What's the economic impact of opening up areas in Moffat County for oil and gas development or the value of tourists visiting the area to spot endangered species?
These are some of the questions residents asked of an economic study offered through Colorado State University.
At a County Commission workshop Monday, about 15 participants, including local government officials, citizens and business owners agreed to pursue five scenarios on how policy changes could potentially alter local economics.
The scenarios will measure the economic impact of:
- Opening Vermilion Basin to oil and gas drilling and, conversely, the economic impact of creating wilderness there.
- reducing the amount of elk hunting licenses sold, a decision that would come from the state Division of Wildlife.
- listing sage grouse as an endangered species, which is currently under investigation by U.S. Fish & Wildlife.
- the closing of Trapper Mine, which estimates to use up its resources by 2014.
- introducing more broadband services to Moffat County.
Results of the economic surveys can offer a starting point for discussions to help communities determine ways they want to grow, said Audrey Danner of Yampa Valley Partners, a group that compiles some county statistical data.
"This could give us one more valid piece of information to help us critically think about issues that are on the horizon," she said.
CSU researcher Andy Seidel, who is in charge of the economic study, said the results don't provide recommendations or policy initiatives.

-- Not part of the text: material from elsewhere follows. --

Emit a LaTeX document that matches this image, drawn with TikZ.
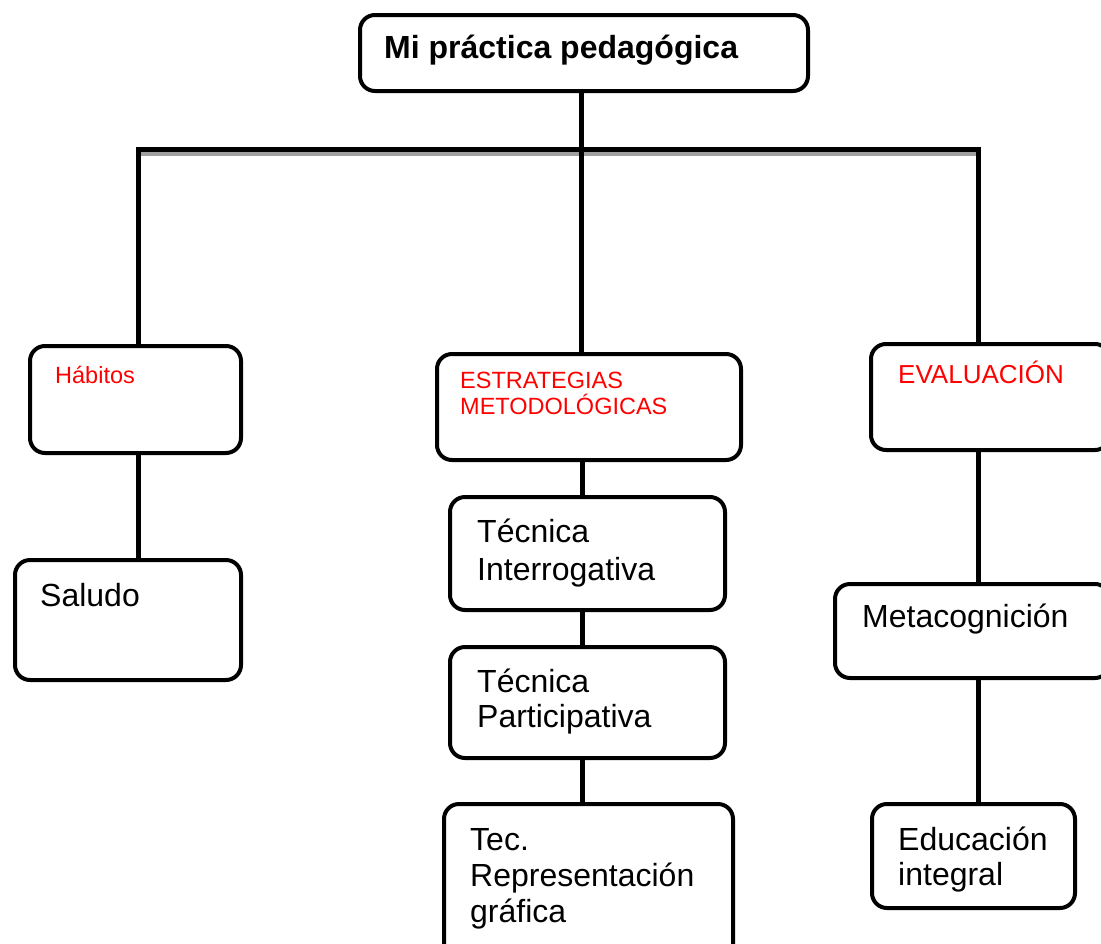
\documentclass[tikz,border=0pt]{standalone}
\usepackage{fontspec}
\setmainfont{Liberation Sans}
\begin{document}
\begin{tikzpicture}[x=1pt,y=-1pt,
  box/.style={draw=black, line width=4pt, rounded corners=15pt, inner sep=0pt, fill=white},
  conn/.style={draw=black, line width=5pt},
  lbl/.style={inner sep=0pt, anchor=base west},
  redlbl/.style={lbl, text=red}]
\useasboundingbox (0,0) rectangle (1101,943);
\clip (0,0) rectangle (1101,943);
% bus coordinates
\coordinate (busl) at (138,149);
\coordinate (busr) at (978,149);
\coordinate (busc) at (581,149);
\coordinate (colc) at (582,149);
% boxes
\node[box, minimum width=448pt, minimum height=76pt] (top) at (584,53) {};
\node[box, minimum width=211pt, minimum height=107pt] (hab) at (135.5,399.5) {};
\node[box, minimum width=226pt, minimum height=120pt] (sal) at (128,620) {};
\node[box, minimum width=304pt, minimum height=106pt] (est) at (589,407) {};
\node[box, minimum width=275pt, minimum height=113pt] (ti) at (587.5,553.5) {};
\node[box, minimum width=275pt, minimum height=111pt] (tp) at (587.5,702.5) {};
\node[box, minimum width=289pt, minimum height=156pt] (tr) at (588.5,882) {};
\node[box, minimum width=239pt, minimum height=106pt] (ev) at (990.5,397) {};
\node[box, minimum width=275pt, minimum height=94pt] (meta) at (972.5,631) {};
\node[box, minimum width=203pt, minimum height=104pt] (edu) at (973.5,856) {};
% connectors
\draw[line width=5pt, draw={rgb,255:red,160;green,160;blue,160}] ([yshift=-4.5pt]busl) -- ([yshift=-4.5pt,xshift=-2pt]busr);
\draw[conn, miter limit=10] (hab.north -| busl) -- (busl) -- (busr) -- (ev.north -| busr);
\draw[conn] (top.south -| busc) -- (est.north -| busc);
\draw[conn] (hab.south -| busl) -- (sal.north -| busl);
\draw[conn] (est.south -| colc) -- (ti.north -| colc);
\draw[conn] (ti.south -| colc) -- (tp.north -| colc);
\draw[conn] (tp.south -| colc) -- (tr.north -| colc);
\draw[conn] (ev.south -| busr) -- (meta.north -| busr);
\draw[conn] (meta.south -| busr) -- (edu.north -| busr);
% texts
\node[lbl, font=\fontsize{32}{38}\selectfont\bfseries] (top-t) at (384,58) {Mi práctica pedagógica};
\node[redlbl, font=\fontsize{23.5}{27}\selectfont] (hab-t) at (55,383) {Hábitos};
\node[redlbl, font=\fontsize{23.5}{26}\selectfont] (est-t) at (460,388) {\vtop{\hbox{ESTRATEGIAS}\hbox{METODOLÓGICAS}}};
\node[redlbl, font=\fontsize{26}{30}\selectfont] (ev-t) at (898,383) {EVALUACIÓN};
\node[lbl, font=\fontsize{32}{38}\selectfont] (sal-t) at (40,606) {Saludo};
\node[lbl, font=\fontsize{32}{38}\selectfont] (ti-t) at (477,542) {\vtop{\hbox{Técnica}\hbox{Interrogativa}}};
\node[lbl, font=\fontsize{32}{35}\selectfont] (tp-t) at (477,692) {\vtop{\hbox{Técnica}\hbox{Participativa}}};
\node[lbl, font=\fontsize{32}{36}\selectfont] (tr-t) at (470,850) {\vtop{\hbox{Tec.}\hbox{Representación}\hbox{gráfica}}};
\node[lbl, font=\fontsize{32}{38}\selectfont] (meta-t) at (862,627) {Metacognición};
\node[lbl, font=\fontsize{32}{35}\selectfont] (edu-t) at (898,850) {\vtop{\hbox{Educación}\hbox{integral}}};
\end{tikzpicture}
\end{document}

Study results also don't distinguish desirable from undesirable economic activities, he said.
Moffat County Commissioner Darryl Steele said the results of questions posed for the Vermilion Basin could be passed along to members of the Northwest Colorado Stewardship. The stewardship group is made up of individuals representing various land use visions for Moffat County's public lands, including the controversial Vermilion Basin.
Stewardship members are in the infancy stage of producing a land management plan for areas like Vermilion Basin, which has been labeled with both wilderness characteristics and drilling potential.
Stewardship facilitator Jeremy Casterson said the multi-agency group may take the study's results into consideration, but may also question its thrust.
"It's a county survey and we'll probably take a look at it," he said. "I would like to see us put more weight on something the community is more involved in."
The economic study is an update of a similar survey completed in 1994 that shows how money flows in and out of Moffat County.
The study was purchased through a grant at no cost to the county, said Jeff Comstock, Natural Resource director for Moffat County.